*Extracted records*.
-------------------------

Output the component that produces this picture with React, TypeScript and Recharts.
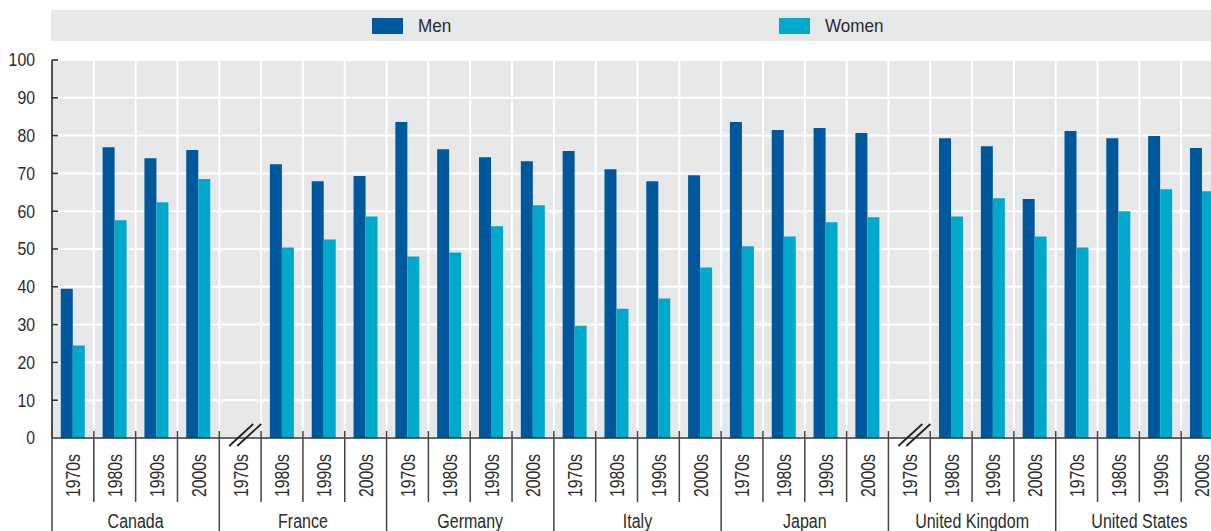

-------------------------

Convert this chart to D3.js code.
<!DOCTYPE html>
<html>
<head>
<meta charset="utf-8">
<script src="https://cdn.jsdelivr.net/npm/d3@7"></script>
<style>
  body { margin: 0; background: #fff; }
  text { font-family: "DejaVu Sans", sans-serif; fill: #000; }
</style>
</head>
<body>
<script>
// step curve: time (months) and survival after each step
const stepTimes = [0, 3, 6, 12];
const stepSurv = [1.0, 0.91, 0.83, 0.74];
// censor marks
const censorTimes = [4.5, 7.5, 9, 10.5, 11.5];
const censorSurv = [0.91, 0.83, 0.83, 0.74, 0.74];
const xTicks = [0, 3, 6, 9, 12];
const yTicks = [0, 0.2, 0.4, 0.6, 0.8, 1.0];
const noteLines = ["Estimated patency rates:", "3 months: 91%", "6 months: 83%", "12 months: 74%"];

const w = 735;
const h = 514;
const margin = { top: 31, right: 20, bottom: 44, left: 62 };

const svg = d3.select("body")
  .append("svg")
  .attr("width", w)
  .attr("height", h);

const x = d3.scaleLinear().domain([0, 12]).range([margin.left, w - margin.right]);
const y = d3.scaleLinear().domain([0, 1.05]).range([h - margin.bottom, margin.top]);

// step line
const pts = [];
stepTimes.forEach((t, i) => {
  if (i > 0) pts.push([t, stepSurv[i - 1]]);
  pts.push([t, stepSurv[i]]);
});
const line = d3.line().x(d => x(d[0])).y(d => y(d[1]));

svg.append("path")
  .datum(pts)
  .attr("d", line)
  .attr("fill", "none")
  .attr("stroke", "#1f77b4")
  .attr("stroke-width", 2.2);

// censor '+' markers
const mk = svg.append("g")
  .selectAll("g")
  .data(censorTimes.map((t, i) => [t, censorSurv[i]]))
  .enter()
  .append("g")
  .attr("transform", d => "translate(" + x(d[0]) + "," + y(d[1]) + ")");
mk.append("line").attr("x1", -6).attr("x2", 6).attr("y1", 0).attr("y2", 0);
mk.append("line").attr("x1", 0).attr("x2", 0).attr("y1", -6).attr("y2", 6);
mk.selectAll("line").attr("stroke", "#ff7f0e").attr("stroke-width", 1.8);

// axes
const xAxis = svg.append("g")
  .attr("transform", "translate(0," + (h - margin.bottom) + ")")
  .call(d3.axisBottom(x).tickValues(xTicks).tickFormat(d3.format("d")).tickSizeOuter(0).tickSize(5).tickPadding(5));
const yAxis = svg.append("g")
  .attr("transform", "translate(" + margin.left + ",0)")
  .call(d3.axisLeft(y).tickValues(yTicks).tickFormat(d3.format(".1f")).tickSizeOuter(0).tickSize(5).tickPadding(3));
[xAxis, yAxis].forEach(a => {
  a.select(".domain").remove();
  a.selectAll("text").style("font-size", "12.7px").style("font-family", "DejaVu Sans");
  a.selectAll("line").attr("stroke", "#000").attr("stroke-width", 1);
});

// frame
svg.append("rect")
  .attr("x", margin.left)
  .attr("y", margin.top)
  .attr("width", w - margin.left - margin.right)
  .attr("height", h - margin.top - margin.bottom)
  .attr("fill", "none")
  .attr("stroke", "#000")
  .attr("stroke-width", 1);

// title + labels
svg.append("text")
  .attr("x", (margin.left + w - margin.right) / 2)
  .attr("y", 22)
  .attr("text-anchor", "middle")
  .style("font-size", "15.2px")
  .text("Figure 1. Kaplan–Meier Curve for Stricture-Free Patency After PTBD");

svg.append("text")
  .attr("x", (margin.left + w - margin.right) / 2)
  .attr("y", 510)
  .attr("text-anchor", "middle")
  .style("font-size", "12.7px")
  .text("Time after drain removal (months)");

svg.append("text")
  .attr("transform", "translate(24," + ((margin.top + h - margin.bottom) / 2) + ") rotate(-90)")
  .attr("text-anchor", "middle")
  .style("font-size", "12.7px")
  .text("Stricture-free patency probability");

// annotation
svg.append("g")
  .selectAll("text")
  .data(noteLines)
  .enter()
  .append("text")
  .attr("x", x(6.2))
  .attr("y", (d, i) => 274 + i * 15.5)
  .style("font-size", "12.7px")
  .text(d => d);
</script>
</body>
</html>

-------------------------

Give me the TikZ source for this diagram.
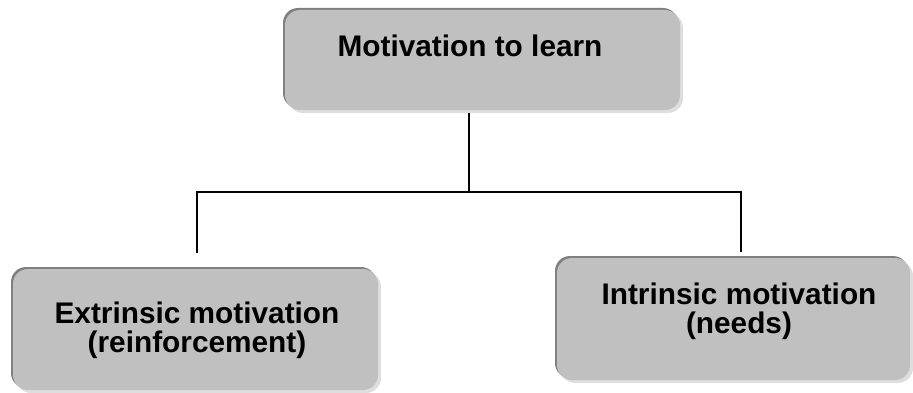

-------------------------

*What to work on*. Above are the records. Copy every line in them holding "this".

*Task solution*.
Output the component that produces this picture with React, TypeScript and Recharts.
Convert this chart to D3.js code.
Give me the TikZ source for this diagram.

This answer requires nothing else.